2. The "Straight Line" Trap (The Linearity Problem)

  • The Problem: Imagine a factory assembly line. The robot is supposed to stop at a station to check the "redness" of the bird, then move to the next station. But in many current models, the assembly line is just a straight, empty hallway. The robot walks right past the "redness" station without stopping, because the math allows it to skip the step and go straight to the answer.
  • The Reality: Because the math is too simple (purely linear), the "concept" part of the model is useless. The model isn't actually thinking about the concepts; it's just ignoring them.
  • The Fix: They added a "Bend" (Non-linear Layer) to the assembly line. Now, the robot must physically stop and process the "redness" concept before it can move forward. It forces the model to actually use the concepts it claims to use.

3. The "Accuracy vs. Honesty" Trade-off (The Accuracy Gap)

  • The Problem: Usually, if you force a robot to be honest and explain its steps, it gets slightly slower or less accurate than a robot that just guesses blindly. It's like a student who has to show their work on a math test; they might make a small mistake in the explanation that costs them a point, even if they knew the answer.
  • The Reality: CBMs were often less accurate than "opaque" (black box) models, making people hesitant to use them in real life where accuracy is critical.
  • The Fix: They used "Knowledge Distillation" (The Tutor Method). Imagine a super-smart "Tutor" (an opaque, high-accuracy model) watches the student (the CBM) work. The Tutor doesn't give the answers directly but whispers hints: "Hey, you're focusing on the red breast, but don't forget the beak shape!" This helps the honest student get as smart as the cheat, closing the accuracy gap.

4. The "Wrong Tools" Trap (Encoder Choices)

  • The Problem: Imagine trying to build a house. You have a hammer, a saw, and a laser cutter.
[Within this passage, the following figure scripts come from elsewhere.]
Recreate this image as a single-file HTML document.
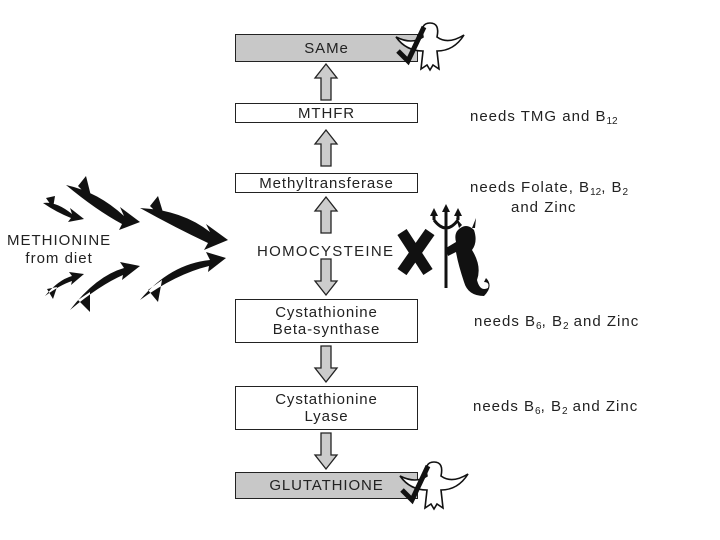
<!DOCTYPE html>
<html><head><style>
body{margin:0;background:#fff;width:720px;height:540px;overflow:hidden;font-family:"Liberation Sans",sans-serif;color:#222}
.b{position:absolute;left:235px;width:183px;border:1.5px solid #222;box-sizing:border-box;text-align:center;font-size:15px;letter-spacing:0.9px;line-height:17px;display:flex;align-items:center;justify-content:center;background:#fff}
.g{background:#c8c8c8}
.t{position:absolute;font-size:15px;letter-spacing:1px;white-space:nowrap}
sub{font-size:10px;vertical-align:-3px;line-height:0;letter-spacing:0}
</style></head><body>
<div class="b g" style="top:34px;height:28px">SAMe</div>
<div class="b" style="top:103px;height:20px">MTHFR</div>
<div class="b" style="top:173px;height:20px">Methyltransferase</div>
<div class="t" style="left:257px;top:243px;letter-spacing:1.3px">HOMOCYSTEINE</div>
<div class="b" style="top:299px;height:44px">Cystathionine<br>Beta-synthase</div>
<div class="b" style="top:386px;height:44px">Cystathionine<br>Lyase</div>
<div class="b g" style="top:472px;height:27px">GLUTATHIONE</div>
<div class="t" style="left:470px;top:108px">needs TMG and B<sub>12</sub></div>
<div class="t" style="left:470px;top:179px">needs Folate, B<sub>12</sub>, B<sub>2</sub></div>
<div class="t" style="left:511px;top:199px">and Zinc</div>
<div class="t" style="left:474px;top:313px">needs B<sub>6</sub>, B<sub>2</sub> and Zinc</div>
<div class="t" style="left:473px;top:398px">needs B<sub>6</sub>, B<sub>2</sub> and Zinc</div>
<div class="t" style="left:7px;top:232px;letter-spacing:1px;text-align:center;line-height:18px">METHIONINE<br>from diet</div>
<svg width="720" height="540" style="position:absolute;left:0;top:0">
<defs>
<g id="up"><polygon points="0,-18 -11,-4 -5,-4 -5,18 5,18 5,-4 11,-4" fill="#ccc" stroke="#222" stroke-width="1.3"/></g>
<g id="dn"><polygon points="0,18 -11,4 -5,4 -5,-18 5,-18 5,4 11,4" fill="#ccc" stroke="#222" stroke-width="1.3"/></g>
<g id="angel"><path d="M-34,-6 Q-18,2 -7,-6 Q-10,-20 0,-20 Q10,-20 7,-6 Q18,2 34,-8 Q24,8 7,8 L9,26 L3,22 L0,27 L-3,22 L-9,26 L-7,8 Q-24,8 -34,-6Z" fill="#fff" stroke="#111" stroke-width="1.6"/><path d="M-32,8 L-22,18 L-6,-16" fill="none" stroke="#111" stroke-width="5"/></g>
</defs>
<use href="#up" x="326" y="82"/>
<use href="#up" x="326" y="148"/>
<use href="#up" x="326" y="215"/>
<use href="#dn" x="326" y="277"/>
<use href="#dn" x="326" y="364"/>
<use href="#dn" x="326" y="451"/>
<use href="#angel" x="430" y="43"/>
<use href="#angel" x="434" y="482"/>
<!-- X -->
<path d="M402,232 L428,272 M430,232 L402,272" stroke="#111" stroke-width="11"/>
<!-- devil -->
<path d="M446,212 L446,288 M434,220 Q446,236 458,220 M434,220 L434,214 M458,220 L458,214" stroke="#111" stroke-width="3" fill="none"/>
<path d="M430,216 l4,-8 l4,8z M454,216 l4,-8 l4,8z M442,212 l4,-8 l4,8z" fill="#111"/>
<path d="M458,230 Q466,222 474,230 Q478,242 472,250 Q482,266 477,280 Q480,292 488,288 Q490,282 484,282 L486,278 Q494,286 484,296 Q468,296 464,282 Q458,264 456,252 L448,256 L446,248 L456,242 Q454,234 458,230Z M459,228 l-3,-10 l6,7z M472,228 l4,-10 l-1,10z" fill="#111"/>
<!-- methionine arrows -->
<g fill="#111">
<path d="M43,203 Q56,201 72,214 L70,208 L84,219 L68,222 L71,218 Q56,212 43,203Z M46,198 L55,196 L53,208Z"/>
<path d="M66,185 Q98,192 124,216 L120,207 L140,222 L119,230 L122,224 Q96,210 66,185Z M78,186 L86,176 L92,200Z"/>
<path d="M140,208 Q182,210 210,232 L206,224 L228,240 L204,250 L208,243 Q176,228 140,208Z M150,206 L158,196 L166,222Z"/>
<path d="M45,296 Q58,280 72,276 L69,272 L84,274 L71,285 L72,281 Q60,285 45,296Z M47,289 L53,299 L57,287Z"/>
<path d="M70,310 Q96,276 124,268 L120,262 L140,266 L122,280 L123,275 Q100,285 70,310Z M78,300 L90,312 L90,292Z"/>
<path d="M140,300 Q170,264 210,260 L206,252 L226,258 L208,272 L209,266 Q176,274 140,300Z M148,290 L158,302 L162,280Z"/>
</g>
</svg>
</body></html>
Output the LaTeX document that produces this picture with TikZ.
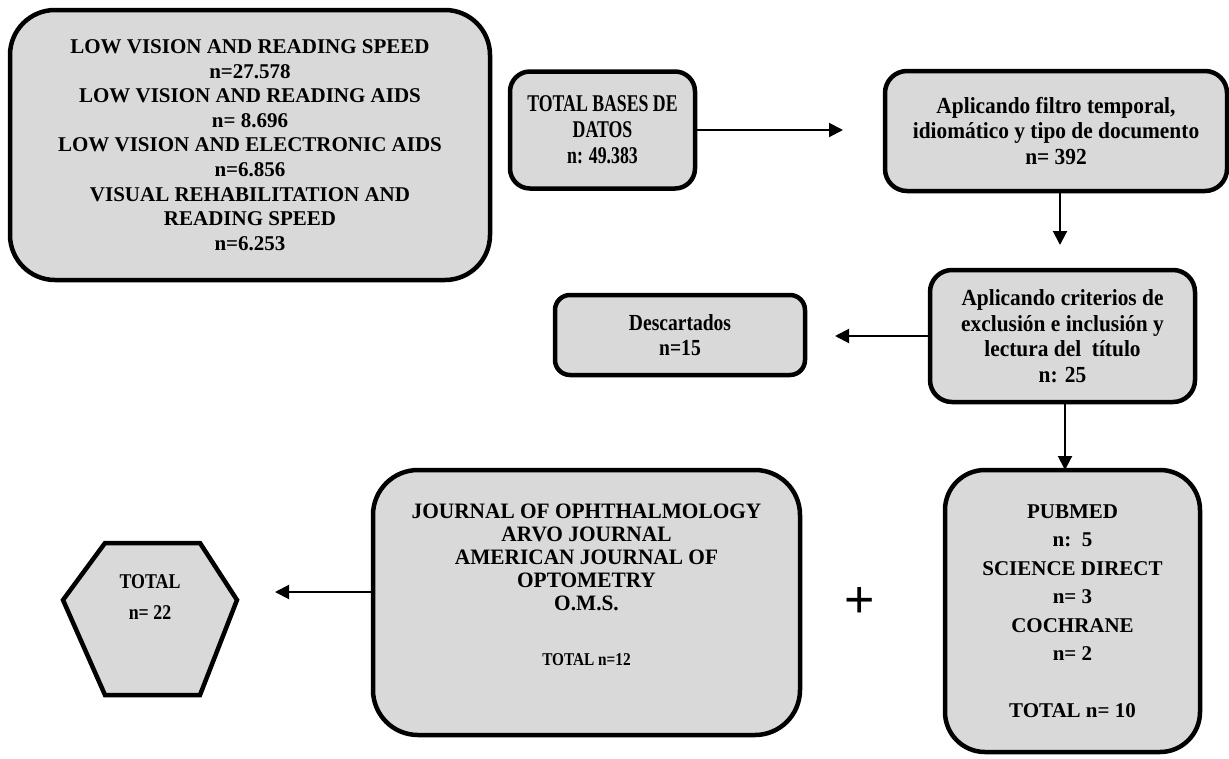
\documentclass[tikz,border=0pt]{standalone}
\usepackage{fontspec}
\setmainfont{Liberation Serif}
\newfontfamily\condf[FakeStretch=0.85]{Liberation Serif}
\newfontfamily\condb[FakeStretch=0.74]{Liberation Serif}
\newfontfamily\condc[FakeStretch=0.93]{Liberation Serif}
\newfontfamily\condd[FakeStretch=0.97]{Liberation Serif}
\setsansfont{Liberation Sans}
\usetikzlibrary{arrows.meta}
\definecolor{boxgray}{HTML}{D9D9D9}
\begin{document}
\begin{tikzpicture}[x=1pt,y=-1pt,
  box/.style={draw=black, line width=4.5pt, fill=boxgray, rounded corners=#1, inner sep=0pt, align=center},
  box/.default=20pt,
  wide/.style={font=\fontsize{21}{24.6}\selectfont\bfseries},
  cond/.style={font=\condf\fontsize{23}{25.5}\selectfont\bfseries},
  txt/.style={align=center, inner sep=0pt},
  arr/.style={line width=2pt, -{Triangle[length=14pt,width=14pt]}}]
\useasboundingbox (0,0) rectangle (1229,758);

% boxes
\node[box=45pt, wide, minimum width=480pt, minimum height=270pt] (b1) at (250,145)
  {LOW VISION AND READING SPEED\\n=27.578\\LOW VISION AND READING AIDS\\n= 8.696\\LOW VISION AND ELECTRONIC AIDS\\n=6.856\\VISUAL REHABILITATION AND\\READING SPEED\\n=6.253};

\node[box=20pt, font=\condb\fontsize{24}{26}\selectfont\bfseries, minimum width=185pt, minimum height=117pt] (b2) at (602.5,130)
  {TOTAL BASES DE\\DATOS\\n: 49.383};

\node[box=22pt, font=\condc\fontsize{23}{25.5}\selectfont\bfseries, minimum width=342pt, minimum height=120pt] (b3) at (1056,131)
  {Aplicando filtro temporal,\\idiomático y tipo de documento\\n= 392};

\node[box=22pt, font=\condc\fontsize{23}{25.5}\selectfont\bfseries, minimum width=265pt, minimum height=132pt] (b4) at (1062.5,336)
  {Aplicando criterios de\\exclusión e inclusión y\\lectura del\ \ título\\n: 25};

\node[box=15pt, cond, minimum width=250pt, minimum height=80pt] (b5) at (680,335)
  {Descartados\\n=15};

\node[box=40pt, font=\fontsize{21}{28.5}\selectfont\bfseries, minimum width=255pt, minimum height=282pt] (b6) at (1072.5,611)
  {PUBMED\\n:\ \ 5\\SCIENCE DIRECT\\n= 3\\COCHRANE\\n= 2\\[28.5pt]TOTAL n= 10};

\node[box=45pt, minimum width=427pt, minimum height=265pt] (b7) at (586.5,602.5) {};
\node[txt, font=\condd\fontsize{22}{23}\selectfont\bfseries] (b7t) at (586.5,557)
  {JOURNAL OF OPHTHALMOLOGY\\ARVO JOURNAL\\AMERICAN JOURNAL OF\\OPTOMETRY\\O.M.S.};
\node[txt, font=\condf\fontsize{18}{20}\selectfont\bfseries] (b7s) at (586.5,660) {TOTAL n=12};

% hexagon
\draw[line width=4.5pt, fill=boxgray, line join=miter]
  (63,600) -- (105,543) -- (200,543) -- (237,600) -- (200,695) -- (105,695) -- cycle;
\node[txt, font=\condf\fontsize{21}{31}\selectfont\bfseries] (hex) at (150,597) {TOTAL\\n= 22};

% plus sign
\node[txt, font=\sffamily\fontsize{52}{52}\selectfont] (plus) at (860,602) {+};

% connectors
\coordinate (e1) at (843,130);
\coordinate (e2) at (1060,245);
\coordinate (e3) at (835,336);
\coordinate (e4) at (1065,470);
\coordinate (e5) at (275,592);
\draw[arr] (b2.east) -- (e1);
\draw[arr] (e2 |- b3.south) -- (e2);
\draw[arr] (e3 -| b4.west) -- (e3);
\draw[arr] (e4 |- b4.south) -- (e4);
\draw[arr] (e5 -| b7.west) -- (e5);
\end{tikzpicture}
\end{document}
Most builders just use the hammer because it's popular, even though the laser cutter would do a better job for this specific job.
  • The Reality: Researchers were mostly using one specific type of AI "eye" (vision encoder) and one specific "brain" (VLM) without testing if better tools existed.
  • The Fix: They ran a massive "Toolbox Test." They tried dozens of different combinations of eyes and brains. They found that some combinations (like the "Perception Encoder") were much better at seeing the details needed for the job than others.

The Solution: CBM-Suite

The authors packaged all these fixes into a new framework called CBM-Suite. Think of it as a Quality Control Checklist for building honest AI:

  1. Check the Clues: Use the "Goodness Meter" to make sure the concepts you are using are actually relevant.
  2. Force the Stop: Add the "Bend" to the math so the model can't skip the concept step.
  3. Get a Tutor: Use the "Distillation" technique to boost accuracy without losing honesty.
  4. Pick the Right Tools: Test different vision encoders to find the best one for your specific job.

The Result

By using CBM-Suite, the researchers created models that are:

  • More Accurate: They perform as well as the "black box" models.
  • More Honest: They actually rely on the concepts they claim to use (like "red breast" or "short beak").
  • Trustworthy: We can finally stop guessing if the AI is cheating and start trusting its explanations.

In short, they took a magic trick that looked like a real explanation, fixed the loopholes, and turned it into a genuine, reliable tool for understanding how AI sees the world.